Ontology-based Data Extraction in the Scholarship-Related Content

2013

Master Thesis on the topic "Ontology-based Data Extraction in the Scholarship-Related Content"

is concentrated on the area of ontologies and on the research of the methods by which ontological

concepts can be recognized in the text, enhancing its semantic meaning.

The use of ontologies can significantly improve semantic richness of the texts presented on

the Web, but to be able to exploit all their capabilities, specific XML-based notations must be

written to describe each and every resource. This is usually quite a big amount of human work,

and the Thesis is seeking for the ways to decrease the amount of human resources, either by

suggesting automatic or semi-automatic approaches for ontology-based information retrieval.

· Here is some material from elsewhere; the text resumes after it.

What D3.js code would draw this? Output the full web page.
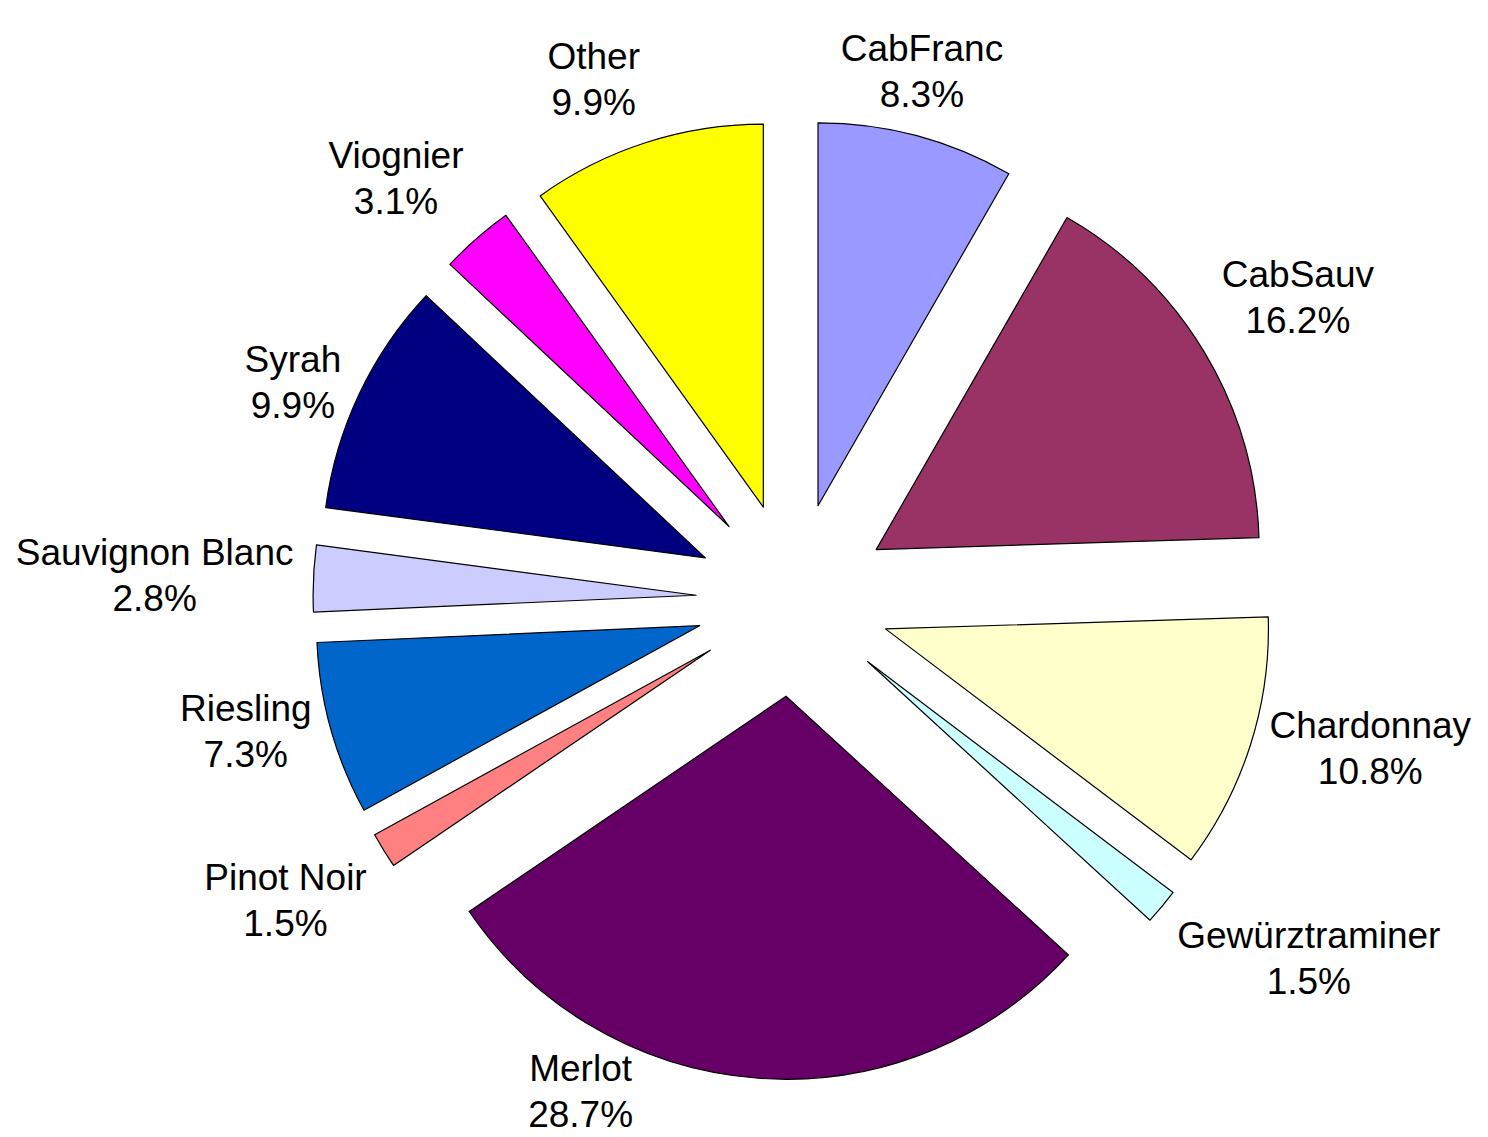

In the experiments conducted in the domain of scholarships, ontology for scholarships has

been thoroughly evaluated, and the names of the disciplines were chosen as a target area for the

further information retrieval research.

Discovery of the ontological concepts in the text was performed by, first, scraping the webpage

for the target section, and then by implementing Boolean search method with and without prior

preprocessing. Such approach demonstrated very good results, and with preprocessing roughly

70% of the disciplines were retrieved. Furthermore, extension of the ontology has been proposed

as the way to increase extraction rate by 10%. Overall, 80% of the disciplines can be retrieved

by our method.